| Job |
Everything in the listing except the pictures should be written out exactly.

| Information provided |

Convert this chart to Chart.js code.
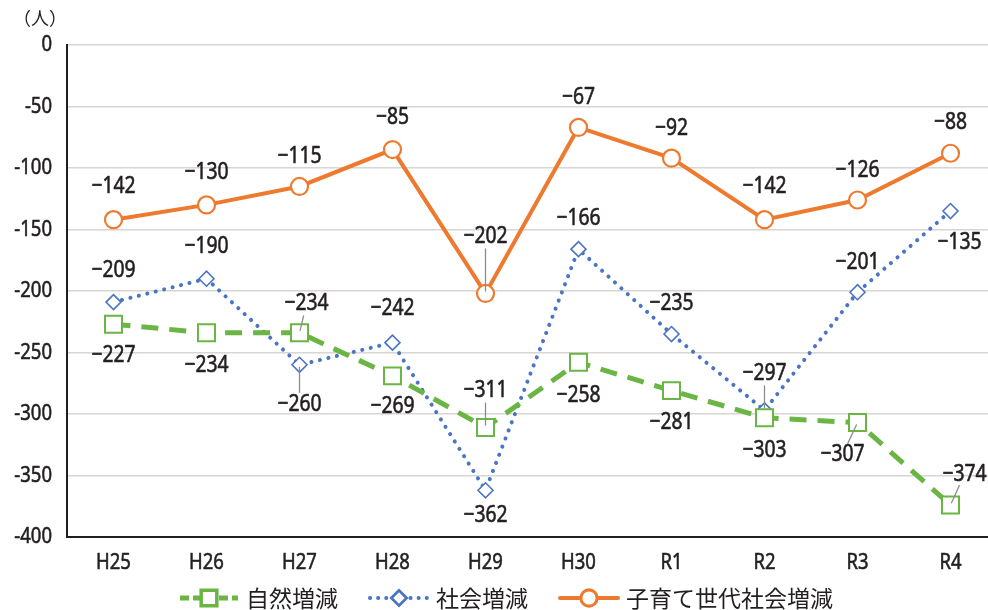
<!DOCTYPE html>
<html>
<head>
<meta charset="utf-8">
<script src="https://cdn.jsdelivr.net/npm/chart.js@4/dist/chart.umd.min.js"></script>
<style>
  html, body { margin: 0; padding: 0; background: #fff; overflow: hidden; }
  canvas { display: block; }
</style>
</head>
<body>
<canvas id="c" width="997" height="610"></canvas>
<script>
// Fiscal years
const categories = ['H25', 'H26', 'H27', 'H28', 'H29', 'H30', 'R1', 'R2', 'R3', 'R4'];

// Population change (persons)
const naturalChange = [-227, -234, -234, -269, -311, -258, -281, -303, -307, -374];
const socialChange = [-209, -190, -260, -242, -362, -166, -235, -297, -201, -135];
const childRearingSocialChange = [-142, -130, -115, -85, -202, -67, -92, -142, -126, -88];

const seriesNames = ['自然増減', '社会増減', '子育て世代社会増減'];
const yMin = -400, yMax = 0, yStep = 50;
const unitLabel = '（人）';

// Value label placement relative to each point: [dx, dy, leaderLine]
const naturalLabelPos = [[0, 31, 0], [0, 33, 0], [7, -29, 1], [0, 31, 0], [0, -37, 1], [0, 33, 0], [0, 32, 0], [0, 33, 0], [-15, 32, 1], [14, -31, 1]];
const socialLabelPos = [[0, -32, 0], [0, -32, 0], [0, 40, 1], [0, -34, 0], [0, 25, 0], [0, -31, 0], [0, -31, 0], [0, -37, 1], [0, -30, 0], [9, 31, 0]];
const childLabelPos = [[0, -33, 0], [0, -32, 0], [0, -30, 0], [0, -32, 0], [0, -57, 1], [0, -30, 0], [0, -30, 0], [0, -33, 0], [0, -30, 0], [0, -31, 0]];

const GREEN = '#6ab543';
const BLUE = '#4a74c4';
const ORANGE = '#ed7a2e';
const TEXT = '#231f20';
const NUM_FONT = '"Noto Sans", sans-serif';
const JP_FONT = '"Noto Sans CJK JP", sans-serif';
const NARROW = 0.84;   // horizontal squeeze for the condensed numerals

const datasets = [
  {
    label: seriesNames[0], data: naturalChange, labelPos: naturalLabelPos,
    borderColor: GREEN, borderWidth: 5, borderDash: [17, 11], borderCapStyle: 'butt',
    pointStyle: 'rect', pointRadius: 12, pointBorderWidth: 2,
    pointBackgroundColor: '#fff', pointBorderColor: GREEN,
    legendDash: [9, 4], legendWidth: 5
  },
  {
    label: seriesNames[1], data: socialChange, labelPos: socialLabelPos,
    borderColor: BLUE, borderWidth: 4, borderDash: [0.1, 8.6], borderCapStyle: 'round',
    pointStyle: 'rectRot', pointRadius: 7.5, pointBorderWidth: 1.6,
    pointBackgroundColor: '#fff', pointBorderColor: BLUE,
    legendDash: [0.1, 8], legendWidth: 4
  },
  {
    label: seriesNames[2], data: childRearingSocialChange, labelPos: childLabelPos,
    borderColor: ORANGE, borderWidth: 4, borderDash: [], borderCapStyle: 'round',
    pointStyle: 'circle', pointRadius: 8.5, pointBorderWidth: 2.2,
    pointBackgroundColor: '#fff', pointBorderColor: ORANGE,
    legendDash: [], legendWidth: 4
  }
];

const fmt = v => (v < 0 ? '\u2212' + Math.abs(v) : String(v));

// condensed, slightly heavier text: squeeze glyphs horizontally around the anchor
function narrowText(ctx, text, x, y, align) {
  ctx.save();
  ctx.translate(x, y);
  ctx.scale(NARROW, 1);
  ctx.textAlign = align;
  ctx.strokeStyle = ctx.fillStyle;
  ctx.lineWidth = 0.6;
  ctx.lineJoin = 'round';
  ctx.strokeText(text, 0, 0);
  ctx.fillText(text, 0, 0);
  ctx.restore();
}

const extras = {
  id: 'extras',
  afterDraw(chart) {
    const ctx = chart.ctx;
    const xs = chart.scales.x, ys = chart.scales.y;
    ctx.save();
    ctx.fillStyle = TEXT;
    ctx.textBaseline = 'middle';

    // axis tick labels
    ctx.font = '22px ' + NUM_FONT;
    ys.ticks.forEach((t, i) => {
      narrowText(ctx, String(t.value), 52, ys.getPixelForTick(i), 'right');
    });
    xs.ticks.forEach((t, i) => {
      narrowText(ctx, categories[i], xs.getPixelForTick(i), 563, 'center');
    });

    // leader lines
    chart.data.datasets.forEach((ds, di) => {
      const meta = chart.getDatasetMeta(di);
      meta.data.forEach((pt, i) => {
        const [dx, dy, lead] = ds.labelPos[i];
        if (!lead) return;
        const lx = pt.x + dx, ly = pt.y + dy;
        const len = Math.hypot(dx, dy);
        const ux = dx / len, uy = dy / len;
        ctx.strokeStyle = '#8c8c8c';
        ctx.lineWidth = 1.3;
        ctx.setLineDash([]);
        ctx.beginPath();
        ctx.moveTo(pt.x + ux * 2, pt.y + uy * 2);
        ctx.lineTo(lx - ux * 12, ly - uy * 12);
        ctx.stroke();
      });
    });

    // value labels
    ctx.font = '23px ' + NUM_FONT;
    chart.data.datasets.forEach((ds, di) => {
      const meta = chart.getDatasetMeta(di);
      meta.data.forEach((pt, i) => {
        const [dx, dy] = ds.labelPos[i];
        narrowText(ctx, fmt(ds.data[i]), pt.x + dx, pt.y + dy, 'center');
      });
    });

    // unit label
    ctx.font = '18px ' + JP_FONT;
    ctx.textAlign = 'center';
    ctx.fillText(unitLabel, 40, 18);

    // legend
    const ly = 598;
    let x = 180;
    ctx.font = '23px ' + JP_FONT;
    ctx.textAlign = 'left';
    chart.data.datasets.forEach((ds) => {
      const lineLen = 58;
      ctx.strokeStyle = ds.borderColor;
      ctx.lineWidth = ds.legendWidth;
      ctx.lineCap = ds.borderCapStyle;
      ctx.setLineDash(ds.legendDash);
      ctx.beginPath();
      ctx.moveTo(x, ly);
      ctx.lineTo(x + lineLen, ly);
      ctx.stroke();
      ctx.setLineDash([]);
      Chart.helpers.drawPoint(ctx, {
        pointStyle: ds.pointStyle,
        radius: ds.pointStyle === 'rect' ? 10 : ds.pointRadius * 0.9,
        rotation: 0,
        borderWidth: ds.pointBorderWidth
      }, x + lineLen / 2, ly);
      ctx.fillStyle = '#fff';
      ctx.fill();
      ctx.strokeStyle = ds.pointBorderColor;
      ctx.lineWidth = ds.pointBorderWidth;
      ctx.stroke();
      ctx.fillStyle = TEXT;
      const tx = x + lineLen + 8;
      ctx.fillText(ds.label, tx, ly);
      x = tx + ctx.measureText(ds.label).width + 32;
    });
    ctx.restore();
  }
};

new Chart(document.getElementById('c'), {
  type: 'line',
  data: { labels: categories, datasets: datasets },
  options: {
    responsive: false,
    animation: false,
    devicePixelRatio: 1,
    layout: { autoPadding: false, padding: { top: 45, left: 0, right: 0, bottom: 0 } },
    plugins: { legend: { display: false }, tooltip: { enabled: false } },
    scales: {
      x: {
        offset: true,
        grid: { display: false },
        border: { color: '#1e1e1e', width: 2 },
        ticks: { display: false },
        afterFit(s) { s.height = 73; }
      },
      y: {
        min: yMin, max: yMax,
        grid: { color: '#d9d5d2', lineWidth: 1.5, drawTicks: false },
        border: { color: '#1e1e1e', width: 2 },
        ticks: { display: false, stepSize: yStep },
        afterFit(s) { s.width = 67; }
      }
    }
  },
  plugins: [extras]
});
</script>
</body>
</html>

| Final result |
Convert this chart to Chart.js code.
<!DOCTYPE html>
<html>
<head>
<meta charset="utf-8">
<script src="https://cdn.jsdelivr.net/npm/chart.js@4/dist/chart.umd.min.js"></script>
<style>
  html, body { margin: 0; padding: 0; background: #fff; overflow: hidden; }
  canvas { display: block; }
</style>
</head>
<body>
<canvas id="c" width="997" height="610"></canvas>
<script>
// Fiscal years
const categories = ['H25', 'H26', 'H27', 'H28', 'H29', 'H30', 'R1', 'R2', 'R3', 'R4'];

// Population change (persons)
const naturalChange = [-227, -234, -234, -269, -311, -258, -281, -303, -307, -374];
const socialChange = [-209, -190, -260, -242, -362, -166, -235, -297, -201, -135];
const childRearingSocialChange = [-142, -130, -115, -85, -202, -67, -92, -142, -126, -88];

const seriesNames = ['自然増減', '社会増減', '子育て世代社会増減'];
const yMin = -400, yMax = 0, yStep = 50;
const unitLabel = '（人）';

// Value label placement relative to each point: [dx, dy, leaderLine]
const naturalLabelPos = [[0, 31, 0], [0, 33, 0], [7, -29, 1], [0, 31, 0], [0, -37, 1], [0, 33, 0], [0, 32, 0], [0, 33, 0], [-15, 32, 1], [14, -31, 1]];
const socialLabelPos = [[0, -32, 0], [0, -32, 0], [0, 40, 1], [0, -34, 0], [0, 25, 0], [0, -31, 0], [0, -31, 0], [0, -37, 1], [0, -30, 0], [9, 31, 0]];
const childLabelPos = [[0, -33, 0], [0, -32, 0], [0, -30, 0], [0, -32, 0], [0, -57, 1], [0, -30, 0], [0, -30, 0], [0, -33, 0], [0, -30, 0], [0, -31, 0]];

const GREEN = '#6ab543';
const BLUE = '#4a74c4';
const ORANGE = '#ed7a2e';
const TEXT = '#231f20';
const NUM_FONT = '"Noto Sans", sans-serif';
const JP_FONT = '"Noto Sans CJK JP", sans-serif';
const NARROW = 0.84;   // horizontal squeeze for the condensed numerals

const datasets = [
  {
    label: seriesNames[0], data: naturalChange, labelPos: naturalLabelPos,
    borderColor: GREEN, borderWidth: 5, borderDash: [17, 11], borderCapStyle: 'butt',
    pointStyle: 'rect', pointRadius: 12, pointBorderWidth: 2,
    pointBackgroundColor: '#fff', pointBorderColor: GREEN,
    legendDash: [9, 4], legendWidth: 5
  },
  {
    label: seriesNames[1], data: socialChange, labelPos: socialLabelPos,
    borderColor: BLUE, borderWidth: 4, borderDash: [0.1, 8.6], borderCapStyle: 'round',
    pointStyle: 'rectRot', pointRadius: 7.5, pointBorderWidth: 1.6,
    pointBackgroundColor: '#fff', pointBorderColor: BLUE,
    legendDash: [0.1, 8], legendWidth: 4
  },
  {
    label: seriesNames[2], data: childRearingSocialChange, labelPos: childLabelPos,
    borderColor: ORANGE, borderWidth: 4, borderDash: [], borderCapStyle: 'round',
    pointStyle: 'circle', pointRadius: 8.5, pointBorderWidth: 2.2,
    pointBackgroundColor: '#fff', pointBorderColor: ORANGE,
    legendDash: [], legendWidth: 4
  }
];

const fmt = v => (v < 0 ? '\u2212' + Math.abs(v) : String(v));

// condensed, slightly heavier text: squeeze glyphs horizontally around the anchor
function narrowText(ctx, text, x, y, align) {
  ctx.save();
  ctx.translate(x, y);
  ctx.scale(NARROW, 1);
  ctx.textAlign = align;
  ctx.strokeStyle = ctx.fillStyle;
  ctx.lineWidth = 0.6;
  ctx.lineJoin = 'round';
  ctx.strokeText(text, 0, 0);
  ctx.fillText(text, 0, 0);
  ctx.restore();
}

const extras = {
  id: 'extras',
  afterDraw(chart) {
    const ctx = chart.ctx;
    const xs = chart.scales.x, ys = chart.scales.y;
    ctx.save();
    ctx.fillStyle = TEXT;
    ctx.textBaseline = 'middle';

    // axis tick labels
    ctx.font = '22px ' + NUM_FONT;
    ys.ticks.forEach((t, i) => {
      narrowText(ctx, String(t.value), 52, ys.getPixelForTick(i), 'right');
    });
    xs.ticks.forEach((t, i) => {
      narrowText(ctx, categories[i], xs.getPixelForTick(i), 563, 'center');
    });

    // leader lines
    chart.data.datasets.forEach((ds, di) => {
      const meta = chart.getDatasetMeta(di);
      meta.data.forEach((pt, i) => {
        const [dx, dy, lead] = ds.labelPos[i];
        if (!lead) return;
        const lx = pt.x + dx, ly = pt.y + dy;
        const len = Math.hypot(dx, dy);
        const ux = dx / len, uy = dy / len;
        ctx.strokeStyle = '#8c8c8c';
        ctx.lineWidth = 1.3;
        ctx.setLineDash([]);
        ctx.beginPath();
        ctx.moveTo(pt.x + ux * 2, pt.y + uy * 2);
        ctx.lineTo(lx - ux * 12, ly - uy * 12);
        ctx.stroke();
      });
    });

    // value labels
    ctx.font = '23px ' + NUM_FONT;
    chart.data.datasets.forEach((ds, di) => {
      const meta = chart.getDatasetMeta(di);
      meta.data.forEach((pt, i) => {
        const [dx, dy] = ds.labelPos[i];
        narrowText(ctx, fmt(ds.data[i]), pt.x + dx, pt.y + dy, 'center');
      });
    });

    // unit label
    ctx.font = '18px ' + JP_FONT;
    ctx.textAlign = 'center';
    ctx.fillText(unitLabel, 40, 18);

    // legend
    const ly = 598;
    let x = 180;
    ctx.font = '23px ' + JP_FONT;
    ctx.textAlign = 'left';
    chart.data.datasets.forEach((ds) => {
      const lineLen = 58;
      ctx.strokeStyle = ds.borderColor;
      ctx.lineWidth = ds.legendWidth;
      ctx.lineCap = ds.borderCapStyle;
      ctx.setLineDash(ds.legendDash);
      ctx.beginPath();
      ctx.moveTo(x, ly);
      ctx.lineTo(x + lineLen, ly);
      ctx.stroke();
      ctx.setLineDash([]);
      Chart.helpers.drawPoint(ctx, {
        pointStyle: ds.pointStyle,
        radius: ds.pointStyle === 'rect' ? 10 : ds.pointRadius * 0.9,
        rotation: 0,
        borderWidth: ds.pointBorderWidth
      }, x + lineLen / 2, ly);
      ctx.fillStyle = '#fff';
      ctx.fill();
      ctx.strokeStyle = ds.pointBorderColor;
      ctx.lineWidth = ds.pointBorderWidth;
      ctx.stroke();
      ctx.fillStyle = TEXT;
      const tx = x + lineLen + 8;
      ctx.fillText(ds.label, tx, ly);
      x = tx + ctx.measureText(ds.label).width + 32;
    });
    ctx.restore();
  }
};

new Chart(document.getElementById('c'), {
  type: 'line',
  data: { labels: categories, datasets: datasets },
  options: {
    responsive: false,
    animation: false,
    devicePixelRatio: 1,
    layout: { autoPadding: false, padding: { top: 45, left: 0, right: 0, bottom: 0 } },
    plugins: { legend: { display: false }, tooltip: { enabled: false } },
    scales: {
      x: {
        offset: true,
        grid: { display: false },
        border: { color: '#1e1e1e', width: 2 },
        ticks: { display: false },
        afterFit(s) { s.height = 73; }
      },
      y: {
        min: yMin, max: yMax,
        grid: { color: '#d9d5d2', lineWidth: 1.5, drawTicks: false },
        border: { color: '#1e1e1e', width: 2 },
        ticks: { display: false, stepSize: yStep },
        afterFit(s) { s.width = 67; }
      }
    }
  },
  plugins: [extras]
});
</script>
</body>
</html>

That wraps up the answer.